Robin Day's Reclining Chair was originally designed in 1952 and was considered by Day to be one of his most successful and iconic designs. The high comfort levels and clearly articulated structure fulfilled Day's exacting design sensibilities.
“A good design should fulfil its purpose well, be soundly constructed and should express in its design this purpose and construction.”
The design plainly expresses its structure with the inverted A-frame steel leg, flat wooden armrest, slim profile seat and high back.
The confident step of exposing the chair's fine frame was highly progressive for the time - as to was elegant, minimised depth of the upholstered seat. Furniture of the early 1950’s tended to be extremely bulky, using sprung structures with horsehair, and frames and supporting structures were often made of timber or hidden behind upholstery.
The Reclining Chair quickly found favour with leading modernist architects and designers. Its distinctive outline was highly influential and was even used in line-drawn patterns such as the ‘Homemaker’ tableware of 1957 by Enid Seeny.

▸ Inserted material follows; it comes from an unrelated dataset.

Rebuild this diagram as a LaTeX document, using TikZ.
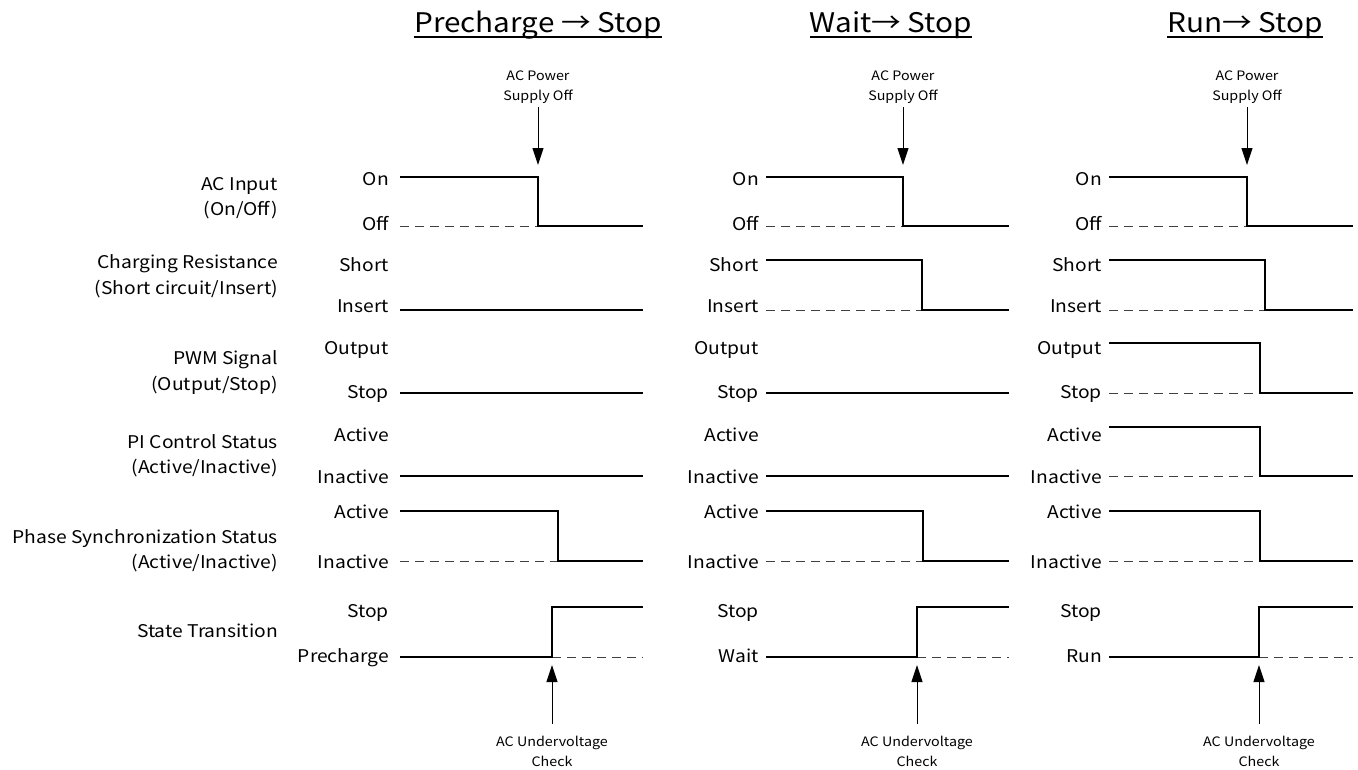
\documentclass[tikz,border=0pt]{standalone}
\usepackage{fontspec}
\setmainfont[FakeStretch=1.1]{Noto Sans CJK JP}
\usetikzlibrary{arrows.meta}

\tikzset{
  sig/.style={line width=2.4pt},
  idle/.style={line width=1pt, black!75, dash pattern=on 9pt off 6pt},
  lvl/.style={anchor=base east, inner sep=0pt, font=\fontsize{17.5}{21}\selectfont},
  cat/.style={anchor=east, align=right, inner sep=0pt, font=\fontsize{17.5}{25.5}\selectfont},
  title/.style={anchor=base, inner sep=0pt, font=\fontsize{27}{30}\selectfont},
  note/.style={align=center, inner sep=0pt, font=\fontsize{13}{20}\selectfont},
  evt/.style={line width=1pt, -{Triangle[length=17pt,width=11pt]}}
}

\begin{document}
\begin{tikzpicture}[x=1pt, y=-1pt]
    \useasboundingbox (0, 0) rectangle (1358, 769);

    % signal names
    \node[cat] (acin) at (278, 198) {AC Input\\(On/Off)};
    \node[cat] (chres) at (278, 276) {Charging Resistance\\(Short circuit/Insert)};
    \node[cat] (pwm) at (278, 372.5) {PWM Signal\\(Output/Stop)};
    \node[cat] (pictl) at (278, 455.5) {PI Control Status\\(Active/Inactive)};
    \node[cat] (phsync) at (278, 550.5) {Phase Synchronization Status\\(Active/Inactive)};
    \node[cat, anchor=base east] (state) at (278, 637) {State Transition};

    % Precharge -> Stop
    \node[title] (ttl1) at (538, 32) {Precharge → Stop};
    \draw[line width=2.4pt] ([yshift=-5pt]ttl1.base west) -- ([yshift=-5pt]ttl1.base east);
    \node[lvl] (on1) at (389, 185) {On};
    \node[lvl] (off1) at (389, 230) {Off};
    \node[lvl] (short1) at (389, 271) {Short};
    \node[lvl] (ins1) at (389, 312) {Insert};
    \node[lvl] (out1) at (389, 354) {Output};
    \node[lvl] (stp1) at (389, 398) {Stop};
    \node[lvl] (act1) at (389, 441) {Active};
    \node[lvl] (inact1) at (389, 483) {Inactive};
    \node[lvl] (pact1) at (389, 518) {Active};
    \node[lvl] (pinact1) at (389, 568) {Inactive};
    \node[lvl] (st1) at (389, 617) {Stop};
    \node[lvl] (pre1) at (389, 662) {Precharge};
    \draw[idle] (400, 226) -- (538, 226);
    \draw[sig] (400, 177) -- (538, 177) -- (538, 226) -- (643, 226);
    \draw[sig] (400, 310) -- (643, 310);
    \draw[sig] (400, 393) -- (643, 393);
    \draw[sig] (400, 476) -- (643, 476);
    \draw[idle] (400, 561) -- (558, 561);
    \draw[sig] (400, 511) -- (558, 511) -- (558, 561) -- (643, 561);
    \draw[idle] (552, 657) -- (643, 657);
    \draw[sig] (400, 657) -- (552, 657) -- (552, 607) -- (643, 607);
    \node[note] (pwr1) at (538, 87.5) {AC Power\\Supply Off};
    \coordinate (off1tip) at (538, 165);
    \draw[evt, shorten <=3pt] (pwr1.south) -- (off1tip);
    \node[note] (uv1) at (552, 751) {AC Undervoltage\\Check};
    \coordinate (uv1tip) at (552, 665);
    \draw[evt, shorten <=12pt] (uv1.north) -- (uv1tip);

    % Wait -> Stop
    \node[title] (ttl2) at (891, 32) {Wait→ Stop};
    \draw[line width=2.4pt] ([yshift=-5pt]ttl2.base west) -- ([yshift=-5pt]ttl2.base east);
    \node[lvl] (on2) at (759, 185) {On};
    \node[lvl] (off2) at (759, 230) {Off};
    \node[lvl] (short2) at (759, 271) {Short};
    \node[lvl] (ins2) at (759, 312) {Insert};
    \node[lvl] (out2) at (759, 354) {Output};
    \node[lvl] (stp2) at (759, 398) {Stop};
    \node[lvl] (act2) at (759, 441) {Active};
    \node[lvl] (inact2) at (759, 483) {Inactive};
    \node[lvl] (pact2) at (759, 518) {Active};
    \node[lvl] (pinact2) at (759, 568) {Inactive};
    \node[lvl] (st2) at (759, 617) {Stop};
    \node[lvl] (wait2) at (759, 662) {Wait};
    \draw[idle] (766, 226) -- (903, 226);
    \draw[sig] (766, 177) -- (903, 177) -- (903, 226) -- (1009, 226);
    \draw[idle] (766, 310) -- (922, 310);
    \draw[sig] (766, 260) -- (922, 260) -- (922, 310) -- (1009, 310);
    \draw[sig] (766, 393) -- (1009, 393);
    \draw[sig] (766, 476) -- (1009, 476);
    \draw[idle] (766, 561) -- (923, 561);
    \draw[sig] (766, 511) -- (923, 511) -- (923, 561) -- (1009, 561);
    \draw[idle] (917, 657) -- (1009, 657);
    \draw[sig] (766, 657) -- (917, 657) -- (917, 607) -- (1009, 607);
    \node[note] (pwr2) at (903, 87.5) {AC Power\\Supply Off};
    \coordinate (off2tip) at (903, 165);
    \draw[evt, shorten <=3pt] (pwr2.south) -- (off2tip);
    \node[note] (uv2) at (917, 751) {AC Undervoltage\\Check};
    \coordinate (uv2tip) at (917, 665);
    \draw[evt, shorten <=12pt] (uv2.north) -- (uv2tip);

    % Run -> Stop
    \node[title] (ttl3) at (1245, 32) {Run→ Stop};
    \draw[line width=2.4pt] ([yshift=-5pt]ttl3.base west) -- ([yshift=-5pt]ttl3.base east);
    \node[lvl] (on3) at (1102, 185) {On};
    \node[lvl] (off3) at (1102, 230) {Off};
    \node[lvl] (short3) at (1102, 271) {Short};
    \node[lvl] (ins3) at (1102, 312) {Insert};
    \node[lvl] (out3) at (1102, 354) {Output};
    \node[lvl] (stp3) at (1102, 398) {Stop};
    \node[lvl] (act3) at (1102, 441) {Active};
    \node[lvl] (inact3) at (1102, 483) {Inactive};
    \node[lvl] (pact3) at (1102, 518) {Active};
    \node[lvl] (pinact3) at (1102, 568) {Inactive};
    \node[lvl] (st3) at (1102, 617) {Stop};
    \node[lvl] (run3) at (1102, 662) {Run};
    \draw[idle] (1109, 226) -- (1247, 226);
    \draw[sig] (1109, 177) -- (1247, 177) -- (1247, 226) -- (1353, 226);
    \draw[idle] (1109, 310) -- (1265, 310);
    \draw[sig] (1109, 260) -- (1265, 260) -- (1265, 310) -- (1353, 310);
    \draw[idle] (1109, 393) -- (1260, 393);
    \draw[sig] (1109, 343) -- (1260, 343) -- (1260, 393) -- (1353, 393);
    \draw[idle] (1109, 476) -- (1260, 476);
    \draw[sig] (1109, 427) -- (1260, 427) -- (1260, 476) -- (1353, 476);
    \draw[idle] (1109, 561) -- (1260, 561);
    \draw[sig] (1109, 511) -- (1260, 511) -- (1260, 561) -- (1353, 561);
    \draw[idle] (1259, 657) -- (1353, 657);
    \draw[sig] (1109, 657) -- (1259, 657) -- (1259, 607) -- (1353, 607);
    \node[note] (pwr3) at (1247, 87.5) {AC Power\\Supply Off};
    \coordinate (off3tip) at (1247, 165);
    \draw[evt, shorten <=3pt] (pwr3.south) -- (off3tip);
    \node[note] (uv3) at (1259, 751) {AC Undervoltage\\Check};
    \coordinate (uv3tip) at (1259, 665);
    \draw[evt, shorten <=12pt] (uv3.north) -- (uv3tip);
\end{tikzpicture}
\end{document}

The Reclining Chair remains an important and relevant reminder of progressive and significant British design history. It is an appropriate design for a contemporary marketplace offering comfort and elegance with classic design status.
twentytwentyone had the great privilege of working with Robin Day to produce both new and historical designs. Sadly, Day passed away on November 9th 2010, having given his consent to and worked on the reissuing of his design. We believe the Reclining Chair is a lasting tribute to a highly respected and directional designer.